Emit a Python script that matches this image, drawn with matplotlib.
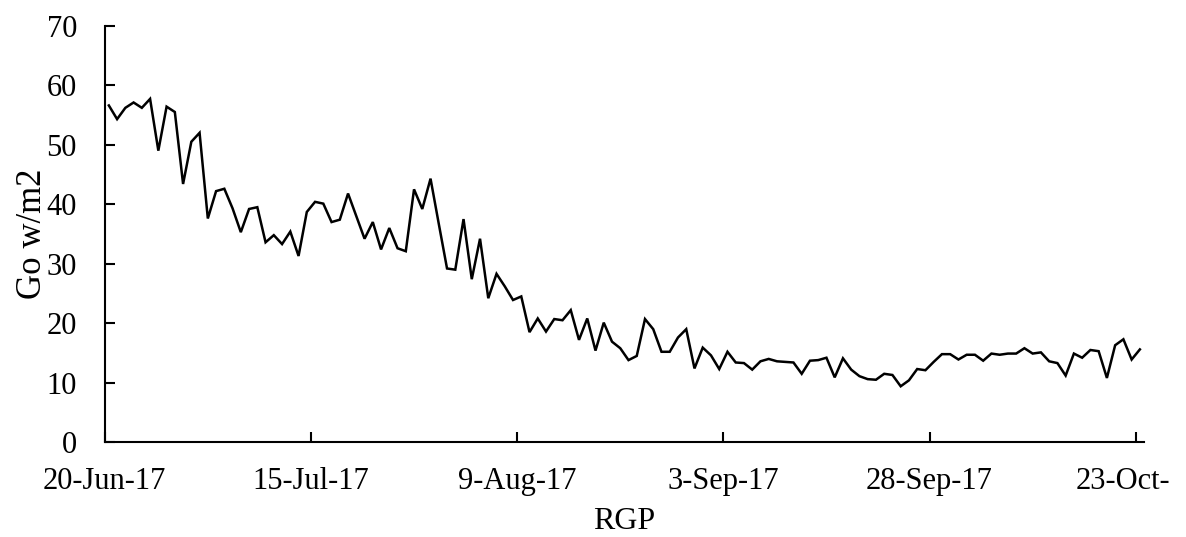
import numpy as np
import matplotlib
matplotlib.use("Agg")
import matplotlib.pyplot as plt
import matplotlib.dates as mdates

# Daily Go readings, 20-Jun-17 through 23-Oct-17
start_date = "2017-06-20"
go_values = [
    56.6, 54.3, 56.2, 57.1, 56.2, 57.7, 49.0, 56.4, 55.5, 43.4,
    50.5, 52.0, 37.6, 42.2, 42.6, 39.3, 35.3, 39.2, 39.5, 33.6,
    34.8, 33.3, 35.4, 31.3, 38.7, 40.4, 40.1, 37.0, 37.4, 41.8,
    38.0, 34.2, 37.0, 32.4, 36.0, 32.6, 32.1, 42.5, 39.2, 44.3,
    36.7, 29.2, 29.0, 37.5, 27.4, 34.2, 24.2, 28.3, 26.2, 23.9,
    24.5, 18.5, 20.8, 18.6, 20.7, 20.5, 22.2, 17.2, 20.8, 15.4,
    20.1, 16.9, 15.8, 13.8, 14.5, 20.7, 19.0, 15.2, 15.2, 17.6,
    19.0, 12.4, 15.9, 14.6, 12.3, 15.2, 13.4, 13.3, 12.2, 13.6,
    14.0, 13.6, 13.5, 13.4, 11.5, 13.7, 13.8, 14.2, 10.9, 14.1,
    12.2, 11.1, 10.6, 10.5, 11.5, 11.3, 9.4, 10.4, 12.3, 12.1,
    13.5, 14.8, 14.8, 13.9, 14.7, 14.7, 13.7, 14.9, 14.7, 14.9,
    14.9, 15.8, 14.9, 15.1, 13.6, 13.3, 11.2, 14.9, 14.2, 15.5,
    15.3, 10.8, 16.3, 17.3, 13.9, 15.6,
]
tick_dates = ["2017-06-20", "2017-07-15", "2017-08-09", "2017-09-03",
              "2017-09-28", "2017-10-23"]
tick_labels = ["20-Jun-17", "15-Jul-17", "9-Aug-17", "3-Sep-17",
               "28-Sep-17", ""]
last_label = "23-Oct-"
y_ticks = [0, 10, 20, 30, 40, 50, 60, 70]
x_title = "RGP"
y_title = "Go w/m2"

plt.rcParams["font.family"] = ["Liberation Serif", "DejaVu Serif"]
FS = 22
XPAD = 18

day0 = np.datetime64(start_date)
days = np.arange(len(go_values))
# each reading sits in the middle of its day slot
x = mdates.date2num(day0) + days + 0.5

fig = plt.figure(figsize=(11.86, 5.37), dpi=100)
ax = fig.add_axes([0.0883, 0.1765, 0.8763, 0.7756])

ax.plot(x, go_values, color="black", linewidth=1.8, solid_joinstyle="miter")

xt = mdates.date2num(np.array(tick_dates, dtype="datetime64[D]"))
ax.set_xlim(mdates.date2num(day0), mdates.date2num(day0) + len(go_values))
ax.set_ylim(0, 70)
ax.set_xticks(xt)
ax.set_xticklabels(tick_labels)
ax.set_yticks(y_ticks)

for side in ("top", "right"):
    ax.spines[side].set_visible(False)
for side in ("left", "bottom"):
    ax.spines[side].set_linewidth(1.5)
    ax.spines[side].set_color("black")

ax.tick_params(axis="x", direction="in", length=7, width=1.5, pad=XPAD,
               labelsize=FS, colors="black")
ax.tick_params(axis="y", direction="in", length=7, width=1.5, pad=20,
               labelsize=FS, colors="black")

# the final date label runs off the right edge and is cut short
ax.annotate(last_label, xy=(xt[-1], 0), xycoords=("data", "axes fraction"),
            xytext=(-60, -XPAD * 100 / 72), textcoords="offset pixels",
            ha="left", va="top", fontsize=FS, annotation_clip=False)

ax.set_xlabel(x_title, fontsize=FS + 1, labelpad=8)
ax.set_ylabel(y_title, fontsize=FS + 3, labelpad=-2)

fig.savefig("out.png", dpi=100)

Short problem | Repeat, with no pictures, each line from the beginning of the data through the line containing "import matplotlib.dates as mdates", inclusive.

Full output |
Emit a Python script that matches this image, drawn with matplotlib.
import numpy as np
import matplotlib
matplotlib.use("Agg")
import matplotlib.pyplot as plt
import matplotlib.dates as mdates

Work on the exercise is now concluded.